Cowboys in the Boardroom

Two weeks ago I met a stranger for lunch. I had come across a link to his site on the American Cowgirl magazine site and was intrigued. A few years ago, Jim Owen wrote the book Cowboy Ethics: What Wall Street Can Learn from the Code of the West. I sent Jim a note and the next day he picked up the phone and called. As synchronicity would have it, he was flying into Denver the next day and offered to buy me lunch. Jim's a happily married man - this was not a rendezvous, but a reaching out of like-minded souls.


Life is often a journey of trust, where we make a conscious decision to "go with the flow" and trust the unfolding of our lives. When I met Jim, the first thing he said to me was, "I'm not a cowboy." Obviously, he wasn't. That was immediately apparent. James P. Owen is the Managing Director of Austin Capital Management and serves as the firms Director of Corporate Values. At the restaurant, he set a copy of Cowboy Ethics on the table and started telling me about himself. As I flipped through the beautiful photographs, I quickly found a stunning one taken by my friend Kathleen Jo Ryan (photographer and producer of Writing Down the River: Into the Heart of the Grand Canyon). It's a small world out there in ranching country.


Listed on the back of the business card Jim gave me is the Code of the West. Live each day with courage. Take pride in your work. Always finish what you start. Do what has to be done. Be tough, but be fair. When you make a promise, keep it. Ride for the brand. Talk less and say more. Remember that some things aren't for sale. Know where to draw the line.

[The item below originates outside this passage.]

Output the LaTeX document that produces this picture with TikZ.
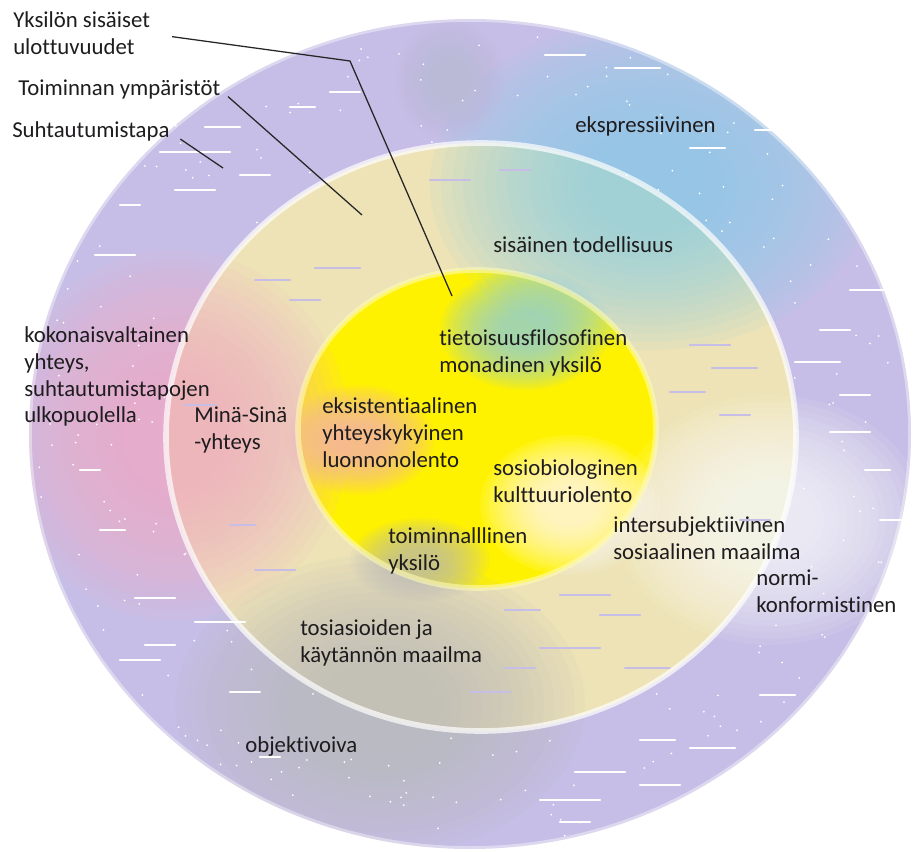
\documentclass[tikz,border=0pt]{standalone}
\usepackage{fontspec}
\setmainfont{Carlito}[Ligatures=CommonOff]

\definecolor{ringpurple}{RGB}{198,190,230}
\definecolor{ringbeige}{RGB}{237,227,182}
\definecolor{coreyellow}{RGB}{255,242,0}
\definecolor{spraycyan}{RGB}{140,208,230}
\definecolor{spraypink}{RGB}{246,172,198}
\definecolor{spraygray}{RGB}{186,186,186}
\definecolor{labeltext}{RGB}{30,28,30}

\def\outerring{(470,434) ellipse [x radius=441, y radius=415]}
\def\middlering{(481,437) ellipse [x radius=315, y radius=294]}
\def\innerring{(477,429) ellipse [x radius=179, y radius=159]}

% soft spray patch: colour, opacity, x, y, x radius, y radius
\newcommand\spraypatch[6]{%
  \foreach \s in {20,19,...,6}
    \fill[#1, opacity=#2] (#3,#4) ellipse [x radius=#5*\s/20, y radius=#6*\s/20];}

\begin{document}
\begin{tikzpicture}[x=0.025cm, y=-0.025cm,
    label/.style={anchor=base west, align=left, inner sep=0pt, text=labeltext, font=\fontsize{16.2}{19.2}\selectfont},
    leader/.style={draw=black!85, line width=0.9pt},
    streak/.style={line width=1.6pt, line cap=round}]
\useasboundingbox (0,0) rectangle (913,852);

\fill[ringpurple] \outerring;
\fill[ringbeige] \middlering;
\fill[coreyellow] \innerring;

\begin{scope}
  \clip \outerring;
  \spraypatch{spraycyan}{0.085}{650}{185}{220}{165}
  \spraypatch{spraycyan}{0.09}{525}{330}{85}{60}
  \spraypatch{spraygray}{0.025}{450}{80}{55}{60}
  \spraypatch{spraypink}{0.085}{175}{435}{175}{185}
  \spraypatch{spraypink}{0.08}{360}{440}{75}{55}
  \spraypatch{white}{0.08}{770}{520}{155}{125}
  \spraypatch{white}{0.09}{570}{505}{90}{70}
  \spraypatch{spraygray}{0.085}{380}{705}{205}{150}
  \spraypatch{spraygray}{0.08}{420}{560}{70}{42}
\end{scope}

\begin{scope}[even odd rule]
  \clip \outerring \middlering;
  \pgfmathsetseed{41}
  \foreach \i in {1,...,500} {
    \pgfmathsetmacro\px{30+880*rnd}
    \pgfmathsetmacro\py{20+830*rnd}
    \fill[white] (\px,\py) circle [radius=1];
  }
\end{scope}

\foreach \x/\y/\l in {160/152/70, 205/127/35, 290/107/25, 240/175/30, 175/190/40, 120/205/20,
    330/92/30, 545/55/40, 615/68/45, 700/75/30, 755/130/50, 690/148/35, 850/290/35, 820/330/30,
    795/362/45, 840/395/30, 830/432/40, 865/470/25, 880/520/30, 640/740/35, 690/748/45, 575/772/50,
    640/785/40, 540/800/60, 760/695/35, 820/700/30, 560/822/30, 135/598/40, 195/622/50, 145/645/30,
    120/660/40, 230/692/30, 260/757/20, 95/255/40, 80/470/20, 100/530/25}
  \draw[streak, white] (\x,\y) -- ++(\l,0);
\foreach \x/\y/\l in {255/280/35, 315/268/45, 290/300/30, 430/180/40, 500/170/30, 690/345/40,
    712/368/45, 670/392/35, 720/415/30, 560/595/50, 505/610/35, 600/615/40, 540/648/60, 505/668/30,
    625/668/45, 470/692/40, 185/405/30, 230/525/25, 255/570/40, 740/520/30}
  \draw[streak, ringpurple] (\x,\y) -- ++(\l,0);

\draw[white, line width=4pt, opacity=0.4] \outerring;
\draw[white, line width=4pt, opacity=0.7] \middlering;
\draw[coreyellow!30!white, line width=4pt, opacity=0.6] \innerring;

\node[label] (yksilo) at (13,55) {Yksilön sisäiset\\ulottuvuudet};
\node[label] (toiminta) at (18,96) {Toiminnan ympäristöt};
\node[label] (suhtautuminen) at (12,138) {Suhtautumistapa};
\node[label] (ekspressiivinen) at (575,133) {ekspressiivinen};
\node[label] (sisainen) at (493,253) {sisäinen todellisuus};
\node[label] (tietoisuus) at (439,372) {tietoisuusfilosofinen\\monadinen yksilö};
\node[label] (eksistentiaalinen) at (322,467) {eksistentiaalinen\\yhteyskykyinen\\luonnonolento};
\node[label] (minasina) at (194,449) {Minä-Sinä\\-yhteys};
\node[label] (kokonais) at (24,423) {kokonaisvaltainen\\yhteys,\\suhtautumistapojen\\ulkopuolella};
\node[label] (sosiobio) at (493,502) {sosiobiologinen\\kulttuuriolento};
\node[label] (toiminnallinen) at (388,570) {toiminnalllinen\\yksilö};
\node[label] (intersub) at (613,559) {intersubjektiivinen\\sosiaalinen maailma};
\node[label] (normi) at (756,612) {normi-\\konformistinen};
\node[label] (tosiasiat) at (300,662) {tosiasioiden ja\\käytännön maailma};
\node[label] (objektivoiva) at (245,752) {objektivoiva};

\coordinate (yksilo-bend) at (350,61);
\coordinate (yksilo-end) at (452,296);
\coordinate (toiminta-end) at (362,215);
\coordinate (suhtautuminen-end) at (223,168);
\draw[leader, shorten <=0.55cm] (yksilo.east) -- (yksilo-bend) -- (yksilo-end);
\draw[leader, shorten <=0.25cm] (toiminta.east) -- (toiminta-end);
\draw[leader, shorten <=0.32cm] (suhtautuminen.east) -- (suhtautuminen-end);
\end{tikzpicture}
\end{document}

I thought of the ranchers with whom I had spent so much time in Wyoming, and the old-timers in Douglas County whom I had gotten to know when I was a young wife and mother. I thought of the upcoming election and wondered how McCain and Obama would measure up against this Code of the West. I thought of my own life - the stories left unwritten, the promises broken, occasions when I didn't know when to draw the line. The times I talked far more than I listened.

Jim may not be a cowboy, or a rancher but he is a maverick, an original and generous thinker. And for that, I admire him. We had a great lunch and he gave me some sound business advice. We shook hands when we parted and if he'd been wearing a hat, I'm sure he would've tipped it as he said good-bye.